What is Praying?

Sending love and prayers. Saying my prayers. Pray, tell. Praying for sun. I'll pray for you. Praying, in one form or another, is a common part of our society. It has many meanings, though the connotation is often religious. But what does praying really mean? Can atheists find any benefit in praying?

Supplication and hope

In its most common form, praying refers to a communion with a deity or higher power. Prayer might be used to express gratitude as well, but giving thanks to god seems to fall more under the term "praising" than "praying." Praying more often seems to imply asking for something. Praying for someone to get well... for yourself to do well... for your favorite team to win... for the light not to turn red...

Praying can also mean strongly hoping for something. Are religious people actually asking their god to make their favorite team win a game or to not be caught speeding? Or do those requests fall under the category of strongly hoping for something? I suppose it depends on the person praying, although, religions often have prayer guidelines, which may include being humble and unselfish.

For me, strongly hoping for something does come with a sense of "please let ____ happen." I don't think there is a deity or universal force that is listening or deciding the fates, but wishing still comes in that form. It may be a habit of my religious upbringing or just a common societal view.

Yet, I'm not sure that's the best approach. Instead of asking for things to go well, I find it much more encouraging to know that things can go well and to actively look for ways I can shift the odds in my favor.

If a loved one faced a surgery, I'd likely be thinking "please let it go well." Yet, I'd also read up on the surgery, offer to help during recovery and check in to keep his or her spirits up. If I was planning an outdoor event, along with "praying for good weather" I might check local forecasts when setting the date and have a contingency plan for rain.

Contemplation and meditation

Prayer can also take the form of seeking guidance, gathering strength or quietly contemplating an idea or situation. In some religions, this form of prayer is opening yourself to help from a higher power. In others, it is opening yourself to power (strength, compassion, empathy, etc.) from within.

Ruminating, or deeply thinking, can be useful whether you are religious or not. Praying in this way is similar to meditation--particularly when the practice is wordless or with a repeated chant (or formal prayer). And meditation is a healthy practice that is open to everyone, atheists included.

There are many health benefits that come with regular meditation. There may also be medical benefits of prayer, which have been attributed to meditation, a healthier lifestyle* or community support.

*Though, the idea that religion promotes a healthier lifestyle is debatable.

Connection and support

The benefits of prayer largely come down to connection. It's a matter of connecting to yourself and connecting to a supportive network. Religious people include a deity or higher power as part of these connections.

Many atheists have deeply contemplated their beliefs and experienced profound self-discovery along the way.
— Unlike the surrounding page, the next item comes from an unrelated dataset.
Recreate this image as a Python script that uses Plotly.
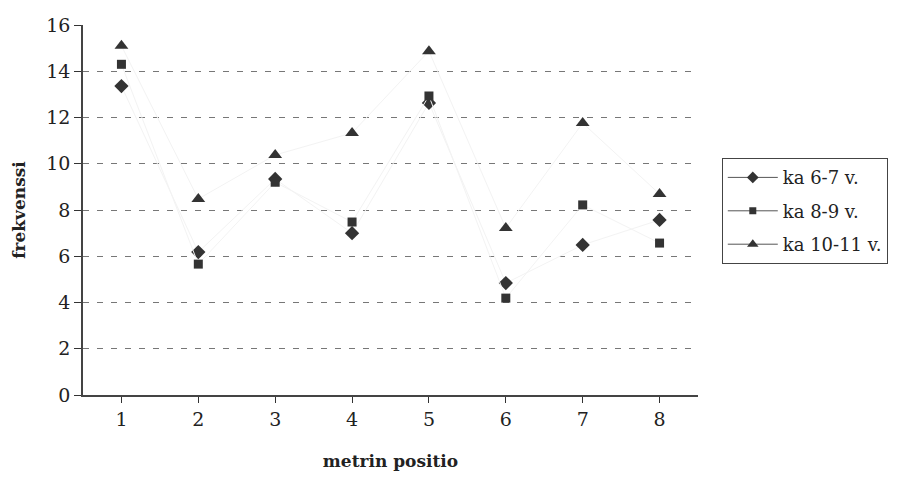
import plotly.graph_objects as go

# Metre positions and mean frequencies per age group
positions = [1, 2, 3, 4, 5, 6, 7, 8]
ka_6_7 = [13.36, 6.18, 9.34, 7.00, 12.63, 4.84, 6.49, 7.57]
ka_8_9 = [14.30, 5.66, 9.20, 7.48, 12.93, 4.19, 8.22, 6.57]
ka_10_11 = [15.10, 8.48, 10.38, 11.33, 14.87, 7.22, 11.76, 8.69]
series_names = ["ka 6-7 v.", "ka 8-9 v.", "ka 10-11 v."]
y_ticks = [0, 2, 4, 6, 8, 10, 12, 14, 16]

FONT = "DejaVu Serif"
MARK = "#333333"
series = [
    (series_names[0], ka_6_7, "diamond", 11),
    (series_names[1], ka_8_9, "square", 9),
    (series_names[2], ka_10_11, "triangle-up", 12),
]

fig = go.Figure()
for i, (name, vals, sym, size) in enumerate(series):
    # data: markers joined by a very faint line
    fig.add_trace(go.Scatter(
        x=positions, y=vals, mode="lines+markers", name=name,
        line=dict(color="#f3f3f3", width=1),
        marker=dict(symbol=sym, size=size, color=MARK),
        showlegend=False,
    ))
    # legend key with a visible grey line
    fig.add_trace(go.Scatter(
        x=[None], y=[None], mode="lines+markers", name=name,
        line=dict(color="#555555", width=1),
        marker=dict(symbol=sym, size=size - 2, color=MARK),
        legendgroup=f"g{i}", showlegend=True,
    ))

fig.update_layout(
    width=899, height=479,
    margin=dict(l=83, r=200, t=25, b=84),
    paper_bgcolor="white", plot_bgcolor="white",
    font=dict(family=FONT, size=17, color="#222222"),
    legend=dict(
        x=1.037, y=0.64, xanchor="left", yanchor="top",
        bordercolor="#444444", borderwidth=1,
        font=dict(family=FONT, size=18, color="#222222"),
        tracegroupgap=7, traceorder="grouped", itemwidth=50,
    ),
    xaxis=dict(
        range=[0.5, 8.5], tickvals=positions, ticktext=[str(p) for p in positions],
        tickson="boundaries", ticks="outside", ticklen=6, tickcolor="#333333",
        tickfont=dict(family=FONT, size=19),
        showline=True, linecolor="#444444", linewidth=1.5,
        showgrid=False, zeroline=False,
        title=dict(text="<b>metrin positio</b>", font=dict(family=FONT, size=17), standoff=27),
    ),
    yaxis=dict(
        range=[0, 16], tickvals=y_ticks, ticks="outside", ticklen=7, tickcolor="#333333",
        tickfont=dict(family=FONT, size=19),
        showline=True, linecolor="#444444", linewidth=1.5,
        showgrid=True, gridcolor="#777777", griddash="6px,8px", gridwidth=1,
        zeroline=False,
        title=dict(text="<b>frekvenssi</b>", font=dict(family=FONT, size=17), standoff=16),
    ),
)

fig.write_html("out.html")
Whether they let go of a childhood religion or grew up without one, they know that supernatural belief is not required for personal connection, empathy and compassion for others.

Yet, connecting to others can still be a challenge. Atheists not only lack the community of an organized religion, they are often ostracized by society or even disowned by their friends and families.

So, what does prayer mean for atheists? It doesn't make sense to pray to a deity you don't believe exists. However, hope is important for keeping a positive outlook and regular meditation may offer a range of psychological and physical benefits.

While secular living may not including "saying prayers" it typically does include hope, contemplation and connection. Perhaps, for atheists, the key to "prayer" is simply looking within, both to ourselves and our communities, instead of asking for help from above.